▶ _What to work on_
Can you output the material exactly as written, minus any pictures it holds?
#####
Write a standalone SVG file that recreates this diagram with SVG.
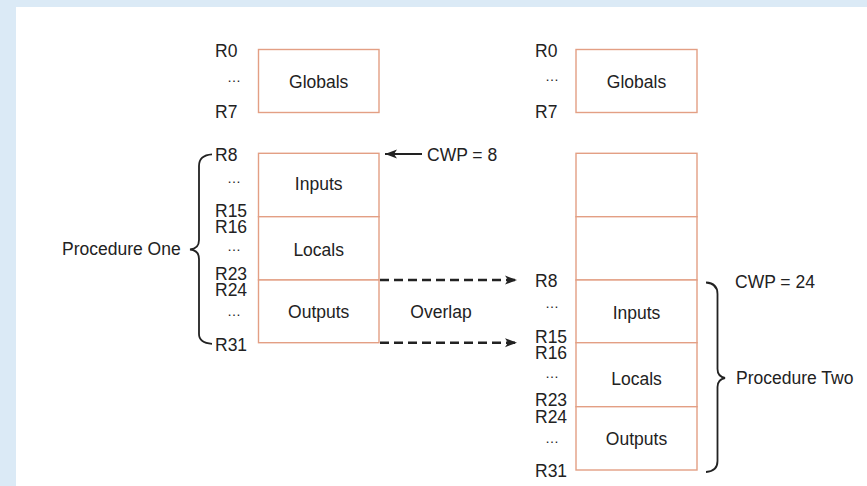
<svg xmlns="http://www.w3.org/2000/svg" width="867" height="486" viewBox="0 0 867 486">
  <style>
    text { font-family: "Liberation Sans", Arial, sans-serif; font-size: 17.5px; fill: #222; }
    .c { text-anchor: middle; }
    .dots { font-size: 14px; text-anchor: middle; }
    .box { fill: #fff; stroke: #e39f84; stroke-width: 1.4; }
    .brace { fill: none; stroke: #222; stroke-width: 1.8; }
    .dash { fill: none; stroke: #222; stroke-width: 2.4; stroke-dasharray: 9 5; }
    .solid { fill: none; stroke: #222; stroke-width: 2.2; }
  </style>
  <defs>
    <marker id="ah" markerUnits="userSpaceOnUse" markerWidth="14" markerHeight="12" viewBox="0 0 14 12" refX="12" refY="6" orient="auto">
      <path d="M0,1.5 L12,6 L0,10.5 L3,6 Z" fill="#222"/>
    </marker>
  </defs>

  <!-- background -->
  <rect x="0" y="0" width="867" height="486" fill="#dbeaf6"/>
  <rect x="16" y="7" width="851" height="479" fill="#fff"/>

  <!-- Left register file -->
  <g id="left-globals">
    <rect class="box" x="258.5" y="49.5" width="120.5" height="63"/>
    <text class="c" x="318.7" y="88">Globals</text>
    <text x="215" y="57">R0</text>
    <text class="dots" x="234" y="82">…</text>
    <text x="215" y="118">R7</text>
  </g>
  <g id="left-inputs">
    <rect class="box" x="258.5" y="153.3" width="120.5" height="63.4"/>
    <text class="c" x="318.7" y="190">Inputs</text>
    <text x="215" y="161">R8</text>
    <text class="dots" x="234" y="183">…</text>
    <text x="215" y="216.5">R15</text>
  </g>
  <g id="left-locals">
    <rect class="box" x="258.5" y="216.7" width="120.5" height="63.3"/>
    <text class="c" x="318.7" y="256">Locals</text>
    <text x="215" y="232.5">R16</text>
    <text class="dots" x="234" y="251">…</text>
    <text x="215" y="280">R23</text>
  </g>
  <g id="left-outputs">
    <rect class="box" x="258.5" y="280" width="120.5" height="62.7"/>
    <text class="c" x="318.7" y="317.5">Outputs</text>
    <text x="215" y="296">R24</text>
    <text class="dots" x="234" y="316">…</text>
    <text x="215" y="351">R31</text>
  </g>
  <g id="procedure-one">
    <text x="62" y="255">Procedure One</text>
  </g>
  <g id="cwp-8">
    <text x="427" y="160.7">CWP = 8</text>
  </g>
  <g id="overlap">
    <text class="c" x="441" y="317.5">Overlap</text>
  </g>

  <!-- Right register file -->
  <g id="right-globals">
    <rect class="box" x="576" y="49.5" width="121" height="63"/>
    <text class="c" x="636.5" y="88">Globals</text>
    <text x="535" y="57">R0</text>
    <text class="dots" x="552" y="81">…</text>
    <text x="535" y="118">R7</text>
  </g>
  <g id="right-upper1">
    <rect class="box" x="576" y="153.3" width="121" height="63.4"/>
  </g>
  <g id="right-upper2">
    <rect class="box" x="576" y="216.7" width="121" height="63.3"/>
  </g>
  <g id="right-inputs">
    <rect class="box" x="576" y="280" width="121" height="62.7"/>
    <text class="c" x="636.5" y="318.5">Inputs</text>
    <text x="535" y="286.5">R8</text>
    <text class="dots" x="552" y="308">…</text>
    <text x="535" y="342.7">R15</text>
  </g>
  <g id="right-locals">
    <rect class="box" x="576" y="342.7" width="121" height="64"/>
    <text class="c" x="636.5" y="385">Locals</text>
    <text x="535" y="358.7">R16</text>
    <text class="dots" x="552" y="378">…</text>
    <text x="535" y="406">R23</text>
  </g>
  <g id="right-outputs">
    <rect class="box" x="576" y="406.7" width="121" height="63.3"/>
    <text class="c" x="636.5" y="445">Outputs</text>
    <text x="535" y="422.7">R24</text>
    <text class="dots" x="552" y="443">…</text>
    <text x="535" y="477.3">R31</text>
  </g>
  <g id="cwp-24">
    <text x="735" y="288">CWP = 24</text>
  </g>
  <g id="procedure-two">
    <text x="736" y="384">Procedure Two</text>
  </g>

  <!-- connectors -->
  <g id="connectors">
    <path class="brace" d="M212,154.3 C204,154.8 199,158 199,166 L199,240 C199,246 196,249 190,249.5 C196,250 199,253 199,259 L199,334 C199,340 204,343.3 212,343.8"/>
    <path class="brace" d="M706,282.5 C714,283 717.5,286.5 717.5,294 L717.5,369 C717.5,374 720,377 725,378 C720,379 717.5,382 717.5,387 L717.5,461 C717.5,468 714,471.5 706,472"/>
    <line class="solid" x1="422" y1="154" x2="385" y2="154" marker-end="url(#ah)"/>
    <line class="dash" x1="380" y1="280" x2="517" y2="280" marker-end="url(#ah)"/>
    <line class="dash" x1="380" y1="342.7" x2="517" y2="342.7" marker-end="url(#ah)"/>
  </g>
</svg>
#####
▶ _Right answer_
Write a standalone SVG file that recreates this diagram with SVG.
<svg xmlns="http://www.w3.org/2000/svg" width="867" height="486" viewBox="0 0 867 486">
  <style>
    text { font-family: "Liberation Sans", Arial, sans-serif; font-size: 17.5px; fill: #222; }
    .c { text-anchor: middle; }
    .dots { font-size: 14px; text-anchor: middle; }
    .box { fill: #fff; stroke: #e39f84; stroke-width: 1.4; }
    .brace { fill: none; stroke: #222; stroke-width: 1.8; }
    .dash { fill: none; stroke: #222; stroke-width: 2.4; stroke-dasharray: 9 5; }
    .solid { fill: none; stroke: #222; stroke-width: 2.2; }
  </style>
  <defs>
    <marker id="ah" markerUnits="userSpaceOnUse" markerWidth="14" markerHeight="12" viewBox="0 0 14 12" refX="12" refY="6" orient="auto">
      <path d="M0,1.5 L12,6 L0,10.5 L3,6 Z" fill="#222"/>
    </marker>
  </defs>

  <!-- background -->
  <rect x="0" y="0" width="867" height="486" fill="#dbeaf6"/>
  <rect x="16" y="7" width="851" height="479" fill="#fff"/>

  <!-- Left register file -->
  <g id="left-globals">
    <rect class="box" x="258.5" y="49.5" width="120.5" height="63"/>
    <text class="c" x="318.7" y="88">Globals</text>
    <text x="215" y="57">R0</text>
    <text class="dots" x="234" y="82">…</text>
    <text x="215" y="118">R7</text>
  </g>
  <g id="left-inputs">
    <rect class="box" x="258.5" y="153.3" width="120.5" height="63.4"/>
    <text class="c" x="318.7" y="190">Inputs</text>
    <text x="215" y="161">R8</text>
    <text class="dots" x="234" y="183">…</text>
    <text x="215" y="216.5">R15</text>
  </g>
  <g id="left-locals">
    <rect class="box" x="258.5" y="216.7" width="120.5" height="63.3"/>
    <text class="c" x="318.7" y="256">Locals</text>
    <text x="215" y="232.5">R16</text>
    <text class="dots" x="234" y="251">…</text>
    <text x="215" y="280">R23</text>
  </g>
  <g id="left-outputs">
    <rect class="box" x="258.5" y="280" width="120.5" height="62.7"/>
    <text class="c" x="318.7" y="317.5">Outputs</text>
    <text x="215" y="296">R24</text>
    <text class="dots" x="234" y="316">…</text>
    <text x="215" y="351">R31</text>
  </g>
  <g id="procedure-one">
    <text x="62" y="255">Procedure One</text>
  </g>
  <g id="cwp-8">
    <text x="427" y="160.7">CWP = 8</text>
  </g>
  <g id="overlap">
    <text class="c" x="441" y="317.5">Overlap</text>
  </g>

  <!-- Right register file -->
  <g id="right-globals">
    <rect class="box" x="576" y="49.5" width="121" height="63"/>
    <text class="c" x="636.5" y="88">Globals</text>
    <text x="535" y="57">R0</text>
    <text class="dots" x="552" y="81">…</text>
    <text x="535" y="118">R7</text>
  </g>
  <g id="right-upper1">
    <rect class="box" x="576" y="153.3" width="121" height="63.4"/>
  </g>
  <g id="right-upper2">
    <rect class="box" x="576" y="216.7" width="121" height="63.3"/>
  </g>
  <g id="right-inputs">
    <rect class="box" x="576" y="280" width="121" height="62.7"/>
    <text class="c" x="636.5" y="318.5">Inputs</text>
    <text x="535" y="286.5">R8</text>
    <text class="dots" x="552" y="308">…</text>
    <text x="535" y="342.7">R15</text>
  </g>
  <g id="right-locals">
    <rect class="box" x="576" y="342.7" width="121" height="64"/>
    <text class="c" x="636.5" y="385">Locals</text>
    <text x="535" y="358.7">R16</text>
    <text class="dots" x="552" y="378">…</text>
    <text x="535" y="406">R23</text>
  </g>
  <g id="right-outputs">
    <rect class="box" x="576" y="406.7" width="121" height="63.3"/>
    <text class="c" x="636.5" y="445">Outputs</text>
    <text x="535" y="422.7">R24</text>
    <text class="dots" x="552" y="443">…</text>
    <text x="535" y="477.3">R31</text>
  </g>
  <g id="cwp-24">
    <text x="735" y="288">CWP = 24</text>
  </g>
  <g id="procedure-two">
    <text x="736" y="384">Procedure Two</text>
  </g>

  <!-- connectors -->
  <g id="connectors">
    <path class="brace" d="M212,154.3 C204,154.8 199,158 199,166 L199,240 C199,246 196,249 190,249.5 C196,250 199,253 199,259 L199,334 C199,340 204,343.3 212,343.8"/>
    <path class="brace" d="M706,282.5 C714,283 717.5,286.5 717.5,294 L717.5,369 C717.5,374 720,377 725,378 C720,379 717.5,382 717.5,387 L717.5,461 C717.5,468 714,471.5 706,472"/>
    <line class="solid" x1="422" y1="154" x2="385" y2="154" marker-end="url(#ah)"/>
    <line class="dash" x1="380" y1="280" x2="517" y2="280" marker-end="url(#ah)"/>
    <line class="dash" x1="380" y1="342.7" x2="517" y2="342.7" marker-end="url(#ah)"/>
  </g>
</svg>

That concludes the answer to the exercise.